One of the advantages of growing up musical in Texas is that you can play cowboy rock without getting all stupid and selfconscious about it. Austin’s Texas Instruments don’t waste a lot of time or fuss detailing their stylistic concepts, the unpretentious trio just gets on with it, delivering crisp post-punk songs in a distinctly regional dialect. Over a simple Southwestern backbeat, Dave Woody drops an occasional ZZ Top lick into his barbed wire guitar playing, the backbone of lyrically substantial, reasonably tuneful material.
The Texas Instruments have sculpted a sustained and articulate body of work that stands in proud defiance — almost as if it were an indirectly proportional factor — of unprofitable tours, bad record company mojo and a low national profile.
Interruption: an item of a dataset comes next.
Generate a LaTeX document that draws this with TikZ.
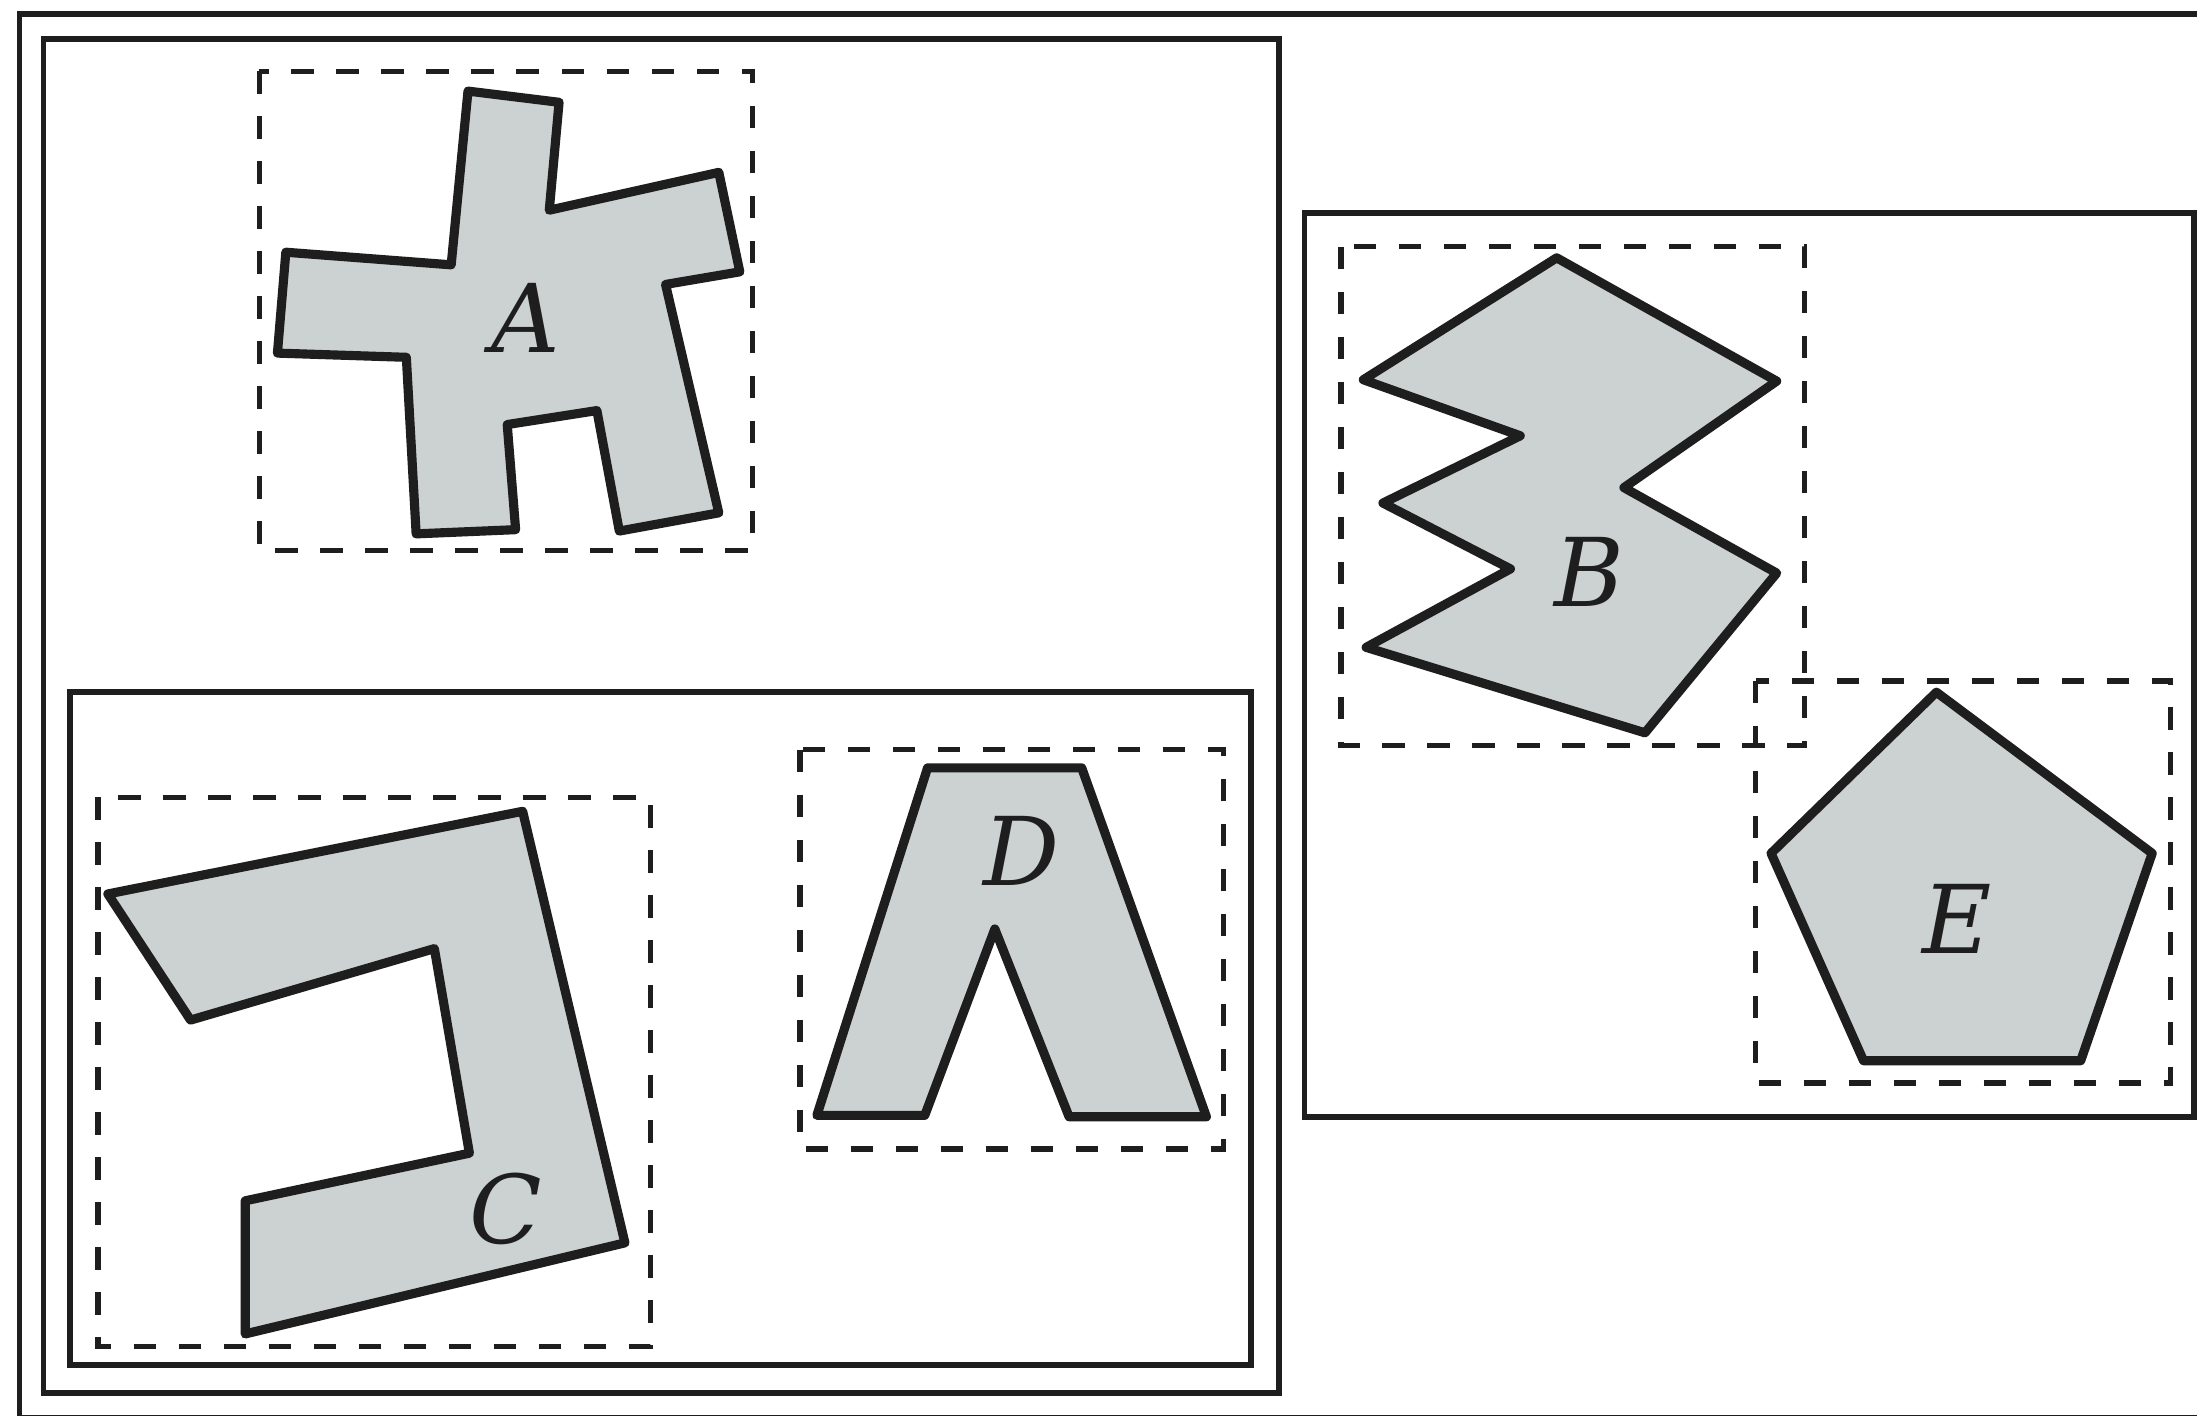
\documentclass[tikz,border=0pt]{standalone}
\usepackage{fontspec}
\usepackage{tikz}
\newfontfamily\labelfont{DejaVu Serif}
\definecolor{shapegray}{RGB}{204,209,209}
\definecolor{inkdark}{RGB}{30,30,30}
\tikzset{
  frame/.style={draw=inkdark, line width=1.6pt},
  bbox/.style={draw=inkdark, line width=1.5pt, dash pattern=on 6.4pt off 6.4pt},
  polyshape/.style={draw=inkdark, fill=shapegray, line width=2.6pt, line join=round},
  shapelabel/.style={font=\labelfont\itshape\fontsize{27}{30}\selectfont, text=inkdark, inner sep=0pt}
}

\begin{document}
\begin{tikzpicture}[x=0.014011cm, y=-0.014011cm]

    % Lienzo
    \useasboundingbox[fill=white] (0,0) rectangle (1568,1010);

    % 1. Marcos
    \draw[frame] (14,10) rectangle (1590,1012);
    \draw[frame] (31,28) rectangle (913,994);
    \draw[frame] (50,494) rectangle (893,974);
    \draw[frame] (931,152) rectangle (1566,797);

    % 2. Cajas envolventes (punteadas)
    \foreach \xa/\ya/\xb/\yb in {
        185/51/537/393,     % A
        957/176/1288/532,   % B
        70/569/464/961,     % C
        571/535/873/820,    % D
        1253/486/1549/773   % E
    } {
        \draw[bbox] (\xa,\ya) rectangle (\xb,\yb);
    }

    % 3. Poligonos
    % A
    \draw[polyshape] (334,65) -- (399,73) -- (392,150) -- (513,123) -- (528,194)
        -- (475,203) -- (513,366) -- (442,379) -- (426,293) -- (362,303)
        -- (368,378) -- (297,381) -- (290,255) -- (198,252) -- (204,180)
        -- (322,189) -- cycle;
    \node[shapelabel] (labA) at (375,227) {A};

    % B
    \draw[polyshape] (1111,184) -- (1268,272) -- (1159,348) -- (1268,409)
        -- (1174,523) -- (975,462) -- (1078,406) -- (987,359) -- (1085,311)
        -- (973,271) -- cycle;
    \node[shapelabel] (labB) at (1134,408) {B};

    % C
    \draw[polyshape] (77,638) -- (373,579) -- (446,887) -- (175,952)
        -- (175,857) -- (335,823) -- (310,677) -- (136,728) -- cycle;
    \node[shapelabel] (labC) at (361,863) {C};

    % D
    \draw[polyshape] (662,548) -- (772,548) -- (861,797) -- (763,797)
        -- (710,663) -- (660,796) -- (583,796) -- cycle;
    \node[shapelabel] (labD) at (729,607) {D};

    % E
    \draw[polyshape] (1382,494) -- (1536,609) -- (1485,757) -- (1330,757)
        -- (1264,609) -- cycle;
    \node[shapelabel] (labE) at (1397,656) {E};

\end{tikzpicture}
\end{document}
Even the locals became complacent: the last combo left standing among its ballyhooed Austin peers (True Believers, Zeitgeist, Glass Eye, Wild Seeds) became taken utterly for granted by most hometown clubgoers. (But there are probably people living down the block from the Louvre who’ve never seen the Mona Lisa, either.) Bassist Ron Marks gets recognized on the street sometimes, but only from his appearance in Slacker.
Unlike books, you can judge a band by its cover(s). Early on, TI — then a trio of El Paso buddies Marks and Woody plus Lubbock-bred drummer Steve Chapman — tackled songs by the Minutemen, Woody Guthrie and Bob Dylan. This de facto post-punk/folk/rock hybrid remains an accurate, if incomplete, model of the band’s aesthetic.
Following a stint backing Daniel Johnston on his Continued Story cassette, TI made the unassumingly strong The Texas Instruments, an album of good songs (like the garagey “Prussian Blue”) and energetic arrangements that stay loud without turning abrasive. Besides putting an infrequent Dylan inflection in its own songs, the trio covers Woody Guthrie’s “Do Re Mi” and gives “A Hard Rain’s a-Gonna Fall” an effective rattlesnake boogie bite.
Double-dipping into the Dylan catalogue, the more temperate Sun Tunnels (again produced by Spot) includes a rendition of “You Ain’t Going Nowhere” and an amusingly derivative original entitled “Watch’n It All Go Down.” While only “Little Black Sunrise” goes so far as to be acoustic folk, the LP is a lot less aggressive overall, with impressive sophistication (especially rhythmic) that, on some of the harder numbers, owes a clear stylistic debt to the Minutemen. An exciting step down a promising path.
The band finally blossomed on Crammed Into Infinity: the music is more precise, while the lyrics hit hard with observant social sketches and pointed cultural muckraking. “Don’t Force Me (To Force You)” smartly compares the vision of society’s marginals to those who have it easy; the weary, insanely catchy title track is a nonpareil rock’n’roll song.
After recording Crammed Into Infinity (but, the indie biz being what it is, several years before it was released), TI picked up second guitarist Clay Daniel, who broadened the band’s sound both melodically and rhythmically. The lyrics brim with content, care and economy of image on Magnetic Home, while the music is a commanding convergence of jumping rhythms, seething guitars and compact hooks, brushed with power and finesse in a palette that includes trance-inducing psychedelia, rockist country-western, toe-tapping near-funk and rubberband power pop. “Armagideon’s Child” and “Magnetic Home” are both propulsive anthems; “Vision” is lovely rumination tempered with Daniel’s fierce leads.
The follow-up is an equally good collection of songs by a band in its artistic prime — if they were younger, or newer or somehow associated with Uncle Tupelo, the Texas Instruments would be hailed as ’90s roots-rock saviors. Speed of Sound has an alienated, somber feel on the one hand (the woozy title track, “The King of Nothing”) and a pungent sense of guitar-driven violence on the other (“Let It Shine,” “Top of the Tower”). The disc is rounded out by a cover of the Small Faces’ “Song of a Baker,” and it’s a tribute to the band that they make it sound like an original, from its garage-soul lilt right down to the capitalism-conscious slice-of-life lyrics.
Amazingly, after years of intermittent but unrealized harassment from a certain electronics corporation, 1996 saw the Texas Instruments finally giving in to renewed legal pressure, resulting in a name change to the Instruments (still TI to fans and friends).